• DATA BLOCK:
------

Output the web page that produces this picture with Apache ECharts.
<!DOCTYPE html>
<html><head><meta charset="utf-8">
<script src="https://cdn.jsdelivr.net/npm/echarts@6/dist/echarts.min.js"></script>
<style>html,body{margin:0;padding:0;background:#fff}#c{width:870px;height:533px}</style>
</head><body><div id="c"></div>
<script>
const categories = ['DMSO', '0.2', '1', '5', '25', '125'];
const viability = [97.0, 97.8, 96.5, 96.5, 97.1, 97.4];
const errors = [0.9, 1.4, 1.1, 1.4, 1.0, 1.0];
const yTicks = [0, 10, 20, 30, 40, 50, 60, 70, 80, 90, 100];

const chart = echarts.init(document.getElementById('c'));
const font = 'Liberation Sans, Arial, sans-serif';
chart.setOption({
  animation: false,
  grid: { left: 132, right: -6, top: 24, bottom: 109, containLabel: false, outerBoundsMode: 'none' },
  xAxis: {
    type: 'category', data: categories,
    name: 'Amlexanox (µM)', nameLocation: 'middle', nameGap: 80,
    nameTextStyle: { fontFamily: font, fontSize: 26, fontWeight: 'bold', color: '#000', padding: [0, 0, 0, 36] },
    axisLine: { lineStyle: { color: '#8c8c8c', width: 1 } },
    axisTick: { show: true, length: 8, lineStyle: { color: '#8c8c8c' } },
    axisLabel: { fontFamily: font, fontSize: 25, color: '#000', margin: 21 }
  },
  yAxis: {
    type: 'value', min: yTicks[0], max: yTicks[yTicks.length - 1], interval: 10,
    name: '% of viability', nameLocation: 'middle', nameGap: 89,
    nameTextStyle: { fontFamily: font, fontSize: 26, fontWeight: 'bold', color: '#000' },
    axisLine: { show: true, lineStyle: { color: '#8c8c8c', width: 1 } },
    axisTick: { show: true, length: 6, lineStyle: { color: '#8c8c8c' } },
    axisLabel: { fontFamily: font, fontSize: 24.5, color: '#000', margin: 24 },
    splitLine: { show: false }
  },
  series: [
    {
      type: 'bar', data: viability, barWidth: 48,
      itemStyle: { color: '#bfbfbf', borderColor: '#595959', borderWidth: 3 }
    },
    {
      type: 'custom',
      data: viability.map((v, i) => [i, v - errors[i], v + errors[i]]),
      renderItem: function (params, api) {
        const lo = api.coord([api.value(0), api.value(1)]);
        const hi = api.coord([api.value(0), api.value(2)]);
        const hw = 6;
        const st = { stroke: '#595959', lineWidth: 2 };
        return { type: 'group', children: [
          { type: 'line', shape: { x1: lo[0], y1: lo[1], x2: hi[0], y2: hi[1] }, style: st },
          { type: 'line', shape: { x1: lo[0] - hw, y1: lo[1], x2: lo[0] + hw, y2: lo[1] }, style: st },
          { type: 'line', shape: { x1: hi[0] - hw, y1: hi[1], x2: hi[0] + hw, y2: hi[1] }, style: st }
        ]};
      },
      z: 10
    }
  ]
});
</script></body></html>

------

• TASK DETAILS: Repeat the data above, word for word.

• SOLVED EXERCISE:
Output the web page that produces this picture with Apache ECharts.
<!DOCTYPE html>
<html><head><meta charset="utf-8">
<script src="https://cdn.jsdelivr.net/npm/echarts@6/dist/echarts.min.js"></script>
<style>html,body{margin:0;padding:0;background:#fff}#c{width:870px;height:533px}</style>
</head><body><div id="c"></div>
<script>
const categories = ['DMSO', '0.2', '1', '5', '25', '125'];
const viability = [97.0, 97.8, 96.5, 96.5, 97.1, 97.4];
const errors = [0.9, 1.4, 1.1, 1.4, 1.0, 1.0];
const yTicks = [0, 10, 20, 30, 40, 50, 60, 70, 80, 90, 100];

const chart = echarts.init(document.getElementById('c'));
const font = 'Liberation Sans, Arial, sans-serif';
chart.setOption({
  animation: false,
  grid: { left: 132, right: -6, top: 24, bottom: 109, containLabel: false, outerBoundsMode: 'none' },
  xAxis: {
    type: 'category', data: categories,
    name: 'Amlexanox (µM)', nameLocation: 'middle', nameGap: 80,
    nameTextStyle: { fontFamily: font, fontSize: 26, fontWeight: 'bold', color: '#000', padding: [0, 0, 0, 36] },
    axisLine: { lineStyle: { color: '#8c8c8c', width: 1 } },
    axisTick: { show: true, length: 8, lineStyle: { color: '#8c8c8c' } },
    axisLabel: { fontFamily: font, fontSize: 25, color: '#000', margin: 21 }
  },
  yAxis: {
    type: 'value', min: yTicks[0], max: yTicks[yTicks.length - 1], interval: 10,
    name: '% of viability', nameLocation: 'middle', nameGap: 89,
    nameTextStyle: { fontFamily: font, fontSize: 26, fontWeight: 'bold', color: '#000' },
    axisLine: { show: true, lineStyle: { color: '#8c8c8c', width: 1 } },
    axisTick: { show: true, length: 6, lineStyle: { color: '#8c8c8c' } },
    axisLabel: { fontFamily: font, fontSize: 24.5, color: '#000', margin: 24 },
    splitLine: { show: false }
  },
  series: [
    {
      type: 'bar', data: viability, barWidth: 48,
      itemStyle: { color: '#bfbfbf', borderColor: '#595959', borderWidth: 3 }
    },
    {
      type: 'custom',
      data: viability.map((v, i) => [i, v - errors[i], v + errors[i]]),
      renderItem: function (params, api) {
        const lo = api.coord([api.value(0), api.value(1)]);
        const hi = api.coord([api.value(0), api.value(2)]);
        const hw = 6;
        const st = { stroke: '#595959', lineWidth: 2 };
        return { type: 'group', children: [
          { type: 'line', shape: { x1: lo[0], y1: lo[1], x2: hi[0], y2: hi[1] }, style: st },
          { type: 'line', shape: { x1: lo[0] - hw, y1: lo[1], x2: lo[0] + hw, y2: lo[1] }, style: st },
          { type: 'line', shape: { x1: hi[0] - hw, y1: hi[1], x2: hi[0] + hw, y2: hi[1] }, style: st }
        ]};
      },
      z: 10
    }
  ]
});
</script></body></html>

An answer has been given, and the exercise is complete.